# What you should do
Go through the material below and copy each line where the word "matplotlib" appears.

----------------------------------------

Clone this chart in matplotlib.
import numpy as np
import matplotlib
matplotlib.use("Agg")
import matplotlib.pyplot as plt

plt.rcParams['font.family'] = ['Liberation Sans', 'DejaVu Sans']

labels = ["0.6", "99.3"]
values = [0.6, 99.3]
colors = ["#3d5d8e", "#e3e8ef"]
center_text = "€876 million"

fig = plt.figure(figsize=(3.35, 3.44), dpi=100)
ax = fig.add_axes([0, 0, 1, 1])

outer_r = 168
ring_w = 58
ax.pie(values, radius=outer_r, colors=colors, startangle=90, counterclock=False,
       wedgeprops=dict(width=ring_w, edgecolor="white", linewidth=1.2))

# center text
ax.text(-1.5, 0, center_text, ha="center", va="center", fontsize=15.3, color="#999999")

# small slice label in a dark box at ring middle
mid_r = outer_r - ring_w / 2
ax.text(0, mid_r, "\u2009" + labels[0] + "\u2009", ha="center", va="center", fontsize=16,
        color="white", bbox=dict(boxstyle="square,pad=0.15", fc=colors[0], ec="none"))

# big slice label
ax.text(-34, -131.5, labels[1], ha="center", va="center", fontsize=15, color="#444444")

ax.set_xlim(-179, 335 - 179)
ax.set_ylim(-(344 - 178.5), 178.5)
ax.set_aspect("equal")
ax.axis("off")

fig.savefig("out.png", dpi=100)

----------------------------------------

# Result
Clone this chart in matplotlib.
import matplotlib
matplotlib.use("Agg")
import matplotlib.pyplot as plt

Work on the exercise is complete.